In other words, by suggesting to the United States that if India is expected to fulfill expectations that it will have to speedily take steps to reduce carbon emissions, its energy security needs would have to be addressed, to enable it to make the shift from carbon-based sources.

India is expecting this Prime Ministerial visit to yield greater momentum in setting up practical collaborative efforts in the transfer of technology described as climate-friendly and transformational that will help in India’s efforts to comply with climate change commitments.

The discussions on these issues are being led by the Deputy Chairman of the Planning Commission, Montek Singh Ahluwalia, on the Indian side and Steven Chu, Energy Secretary, on the American side.

National missions

Maintaining its stand that developing countries can only take voluntary actions in meeting carbon emission reduction targets, India has suggested that national missions such as India’s mission on solar energy, which naturally lend themselves to specific targets and are potentially much more energy efficient, are voluntary actions in achieving climate change targets.

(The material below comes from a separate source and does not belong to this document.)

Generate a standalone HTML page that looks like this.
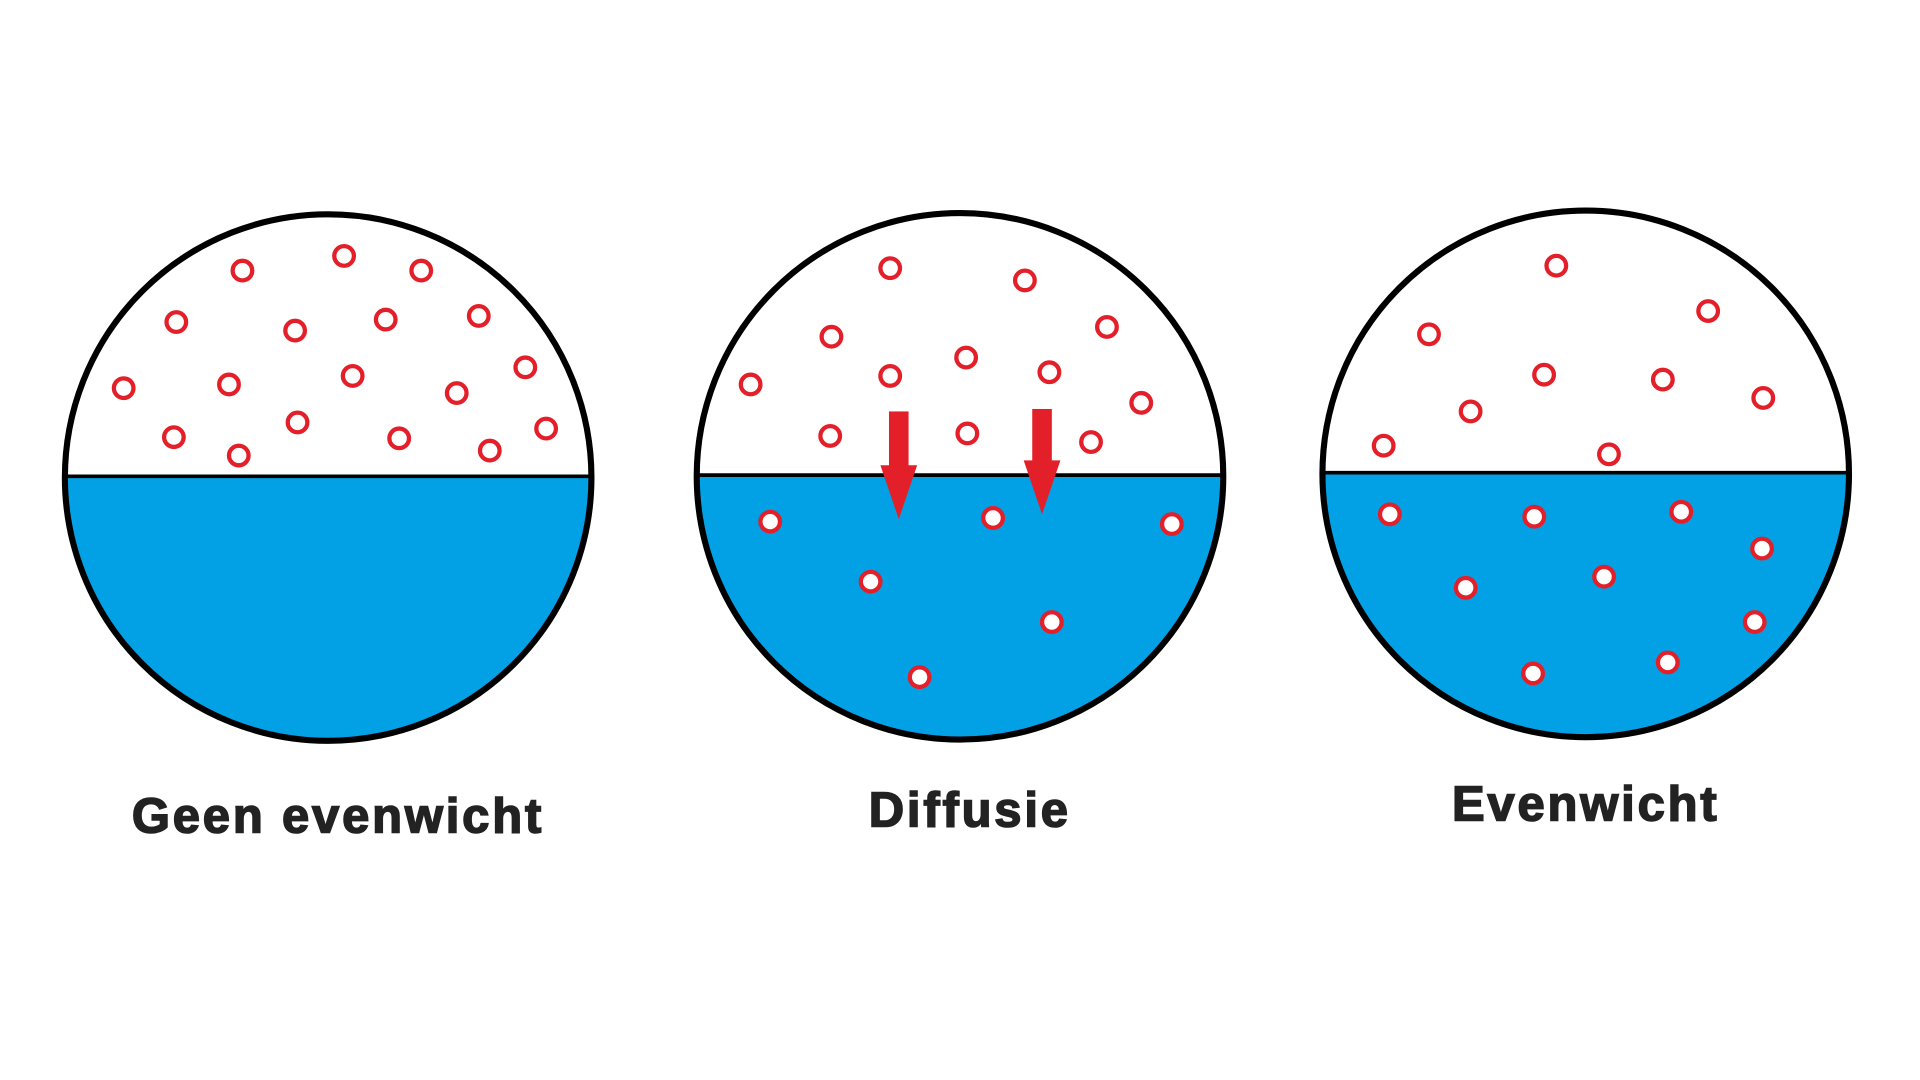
<!DOCTYPE html>
<html><head><meta charset="utf-8"><style>
html,body{margin:0;padding:0;background:#fff;}
svg{display:block;}
text{font-family:"Liberation Sans",Arial,sans-serif;font-weight:bold;fill:#222;stroke:#222;stroke-width:1.3;}
</style></head><body>
<svg width="1920" height="1080" viewBox="0 0 1568 882" preserveAspectRatio="none" xmlns="http://www.w3.org/2000/svg">
<defs>
<clipPath id="c1"><rect x="40" y="389" width="460" height="240"/></clipPath>
<clipPath id="c2"><rect x="555" y="388" width="460" height="240"/></clipPath>
<clipPath id="c3"><rect x="1065" y="386" width="460" height="240"/></clipPath>
</defs>
<rect width="1568" height="882" fill="#fff"/>
<circle cx="268" cy="390" r="215" fill="#fff"/>
<circle cx="268" cy="390" r="215" fill="#02a0e4" clip-path="url(#c1)"/>
<line x1="53" y1="389" x2="483" y2="389" stroke="#000" stroke-width="3"/>
<circle cx="268" cy="390" r="215" fill="none" stroke="#000" stroke-width="5"/>
<circle cx="784" cy="389" r="215" fill="#fff"/>
<circle cx="784" cy="389" r="215" fill="#02a0e4" clip-path="url(#c2)"/>
<line x1="569" y1="388" x2="999" y2="388" stroke="#000" stroke-width="3"/>
<circle cx="784" cy="389" r="215" fill="none" stroke="#000" stroke-width="5"/>
<circle cx="1295" cy="387" r="215" fill="#fff"/>
<circle cx="1295" cy="387" r="215" fill="#02a0e4" clip-path="url(#c3)"/>
<line x1="1080" y1="386" x2="1510" y2="386" stroke="#000" stroke-width="3"/>
<circle cx="1295" cy="387" r="215" fill="none" stroke="#000" stroke-width="5"/>
<g fill="#fff" stroke="#e3202a" stroke-width="3.5">
<circle cx="198" cy="221" r="8"/><circle cx="281" cy="209" r="8"/><circle cx="344" cy="221" r="8"/>
<circle cx="144" cy="263" r="8"/><circle cx="241" cy="270" r="8"/><circle cx="315" cy="261" r="8"/><circle cx="391" cy="258" r="8"/>
<circle cx="101" cy="317" r="8"/><circle cx="187" cy="314" r="8"/><circle cx="288" cy="307" r="8"/><circle cx="373" cy="321" r="8"/><circle cx="429" cy="300" r="8"/>
<circle cx="142" cy="357" r="8"/><circle cx="195" cy="372" r="8"/><circle cx="243" cy="345" r="8"/><circle cx="326" cy="358" r="8"/><circle cx="400" cy="368" r="8"/><circle cx="446" cy="350" r="8"/>
<circle cx="727" cy="219" r="8"/><circle cx="837" cy="229" r="8"/><circle cx="679" cy="275" r="8"/><circle cx="904" cy="267" r="8"/>
<circle cx="613" cy="314" r="8"/><circle cx="727" cy="307" r="8"/><circle cx="789" cy="292" r="8"/><circle cx="857" cy="304" r="8"/><circle cx="932" cy="329" r="8"/>
<circle cx="678" cy="356" r="8"/><circle cx="790" cy="354" r="8"/><circle cx="891" cy="361" r="8"/>
<circle cx="629" cy="426" r="8"/><circle cx="811" cy="423" r="8"/><circle cx="957" cy="428" r="8"/><circle cx="711" cy="475" r="8"/><circle cx="859" cy="508" r="8"/><circle cx="751" cy="553" r="8"/>
<circle cx="1271" cy="217" r="8"/><circle cx="1167" cy="273" r="8"/><circle cx="1395" cy="254" r="8"/>
<circle cx="1201" cy="336" r="8"/><circle cx="1261" cy="306" r="8"/><circle cx="1358" cy="310" r="8"/><circle cx="1440" cy="325" r="8"/>
<circle cx="1130" cy="364" r="8"/><circle cx="1314" cy="371" r="8"/>
<circle cx="1135" cy="420" r="8"/><circle cx="1253" cy="422" r="8"/><circle cx="1373" cy="418" r="8"/><circle cx="1439" cy="448" r="8"/>
<circle cx="1197" cy="480" r="8"/><circle cx="1310" cy="471" r="8"/><circle cx="1433" cy="508" r="8"/>
<circle cx="1252" cy="550" r="8"/><circle cx="1362" cy="541" r="8"/>
</g>
<g fill="#e3202a">
<rect x="726" y="336" width="16" height="46"/><polygon points="719,380 749,380 734,424"/>
<rect x="843" y="334" width="16" height="44"/><polygon points="836,376 866,376 851,420"/>
</g>
<text x="276" y="680" font-size="40" text-anchor="middle" letter-spacing="2.3">Geen evenwicht</text>
<text x="792" y="675" font-size="40" text-anchor="middle" letter-spacing="2.3">Diffusie</text>
<text x="1295" y="670" font-size="40" text-anchor="middle" letter-spacing="2.3">Evenwicht</text>
</svg>
</body></html>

India will take care to reiterate to the U.S. in the talks here that in order to bring about a legally binding outcome, the balance of obligations between the developed and developing countries must be carefully structured. It is also being argued that even as developing countries are being pressured to meet the targets, the U.S. and other developed countries must do their bit by offering finance and technology to meet these goals.

PTI story adds

Prime Minister Manmohan Singh arrived here to a red carpet welcome as the first state guest of President Barack Obama for a visit that is expected to take the Indo-US strategic relationship to the next level.

Dr. Singh, his wife Gursharan Kaur and the entourage, was welcomed by a group of children and the Indian-American community at the Andrews air force base in Maryland, before he drove to the Willard Intercontinental Hotel, three blocks away from the White House.

The Prime Minister was received by India’s Ambassador to the US Mira Shankar and Chief of Protocol of the United States Penavic Marshall.

The Prime Minister met children and the youths of Indian-American community.

Dr. Singh would be staying at the Willard Intercontinental hotel instead of the historic Blair House, the US President’s designated guest house.

Ahead of his departure from New Delhi on Saturday, Dr. Singh had said India attaches “high priority” to its relations with the US and a “sustained and dynamic” partnership between them is essential to meet major global challenges like terrorism, climate change and economic slowdown.

The Prime Minister’s state visit actually starts on November 24 when US President Barack Obama and First Lady Michell would personally welcome Singh and his wife at the White House and he would be given a 21-gun salute.

Dr. Singh, however, would kick-off his trip on Monday by addressing the American business community, which is his way of acknowledging their contribution in strengthening of the US-India relationship and in particular their role in the passage of the landmark civilian nuclear deal.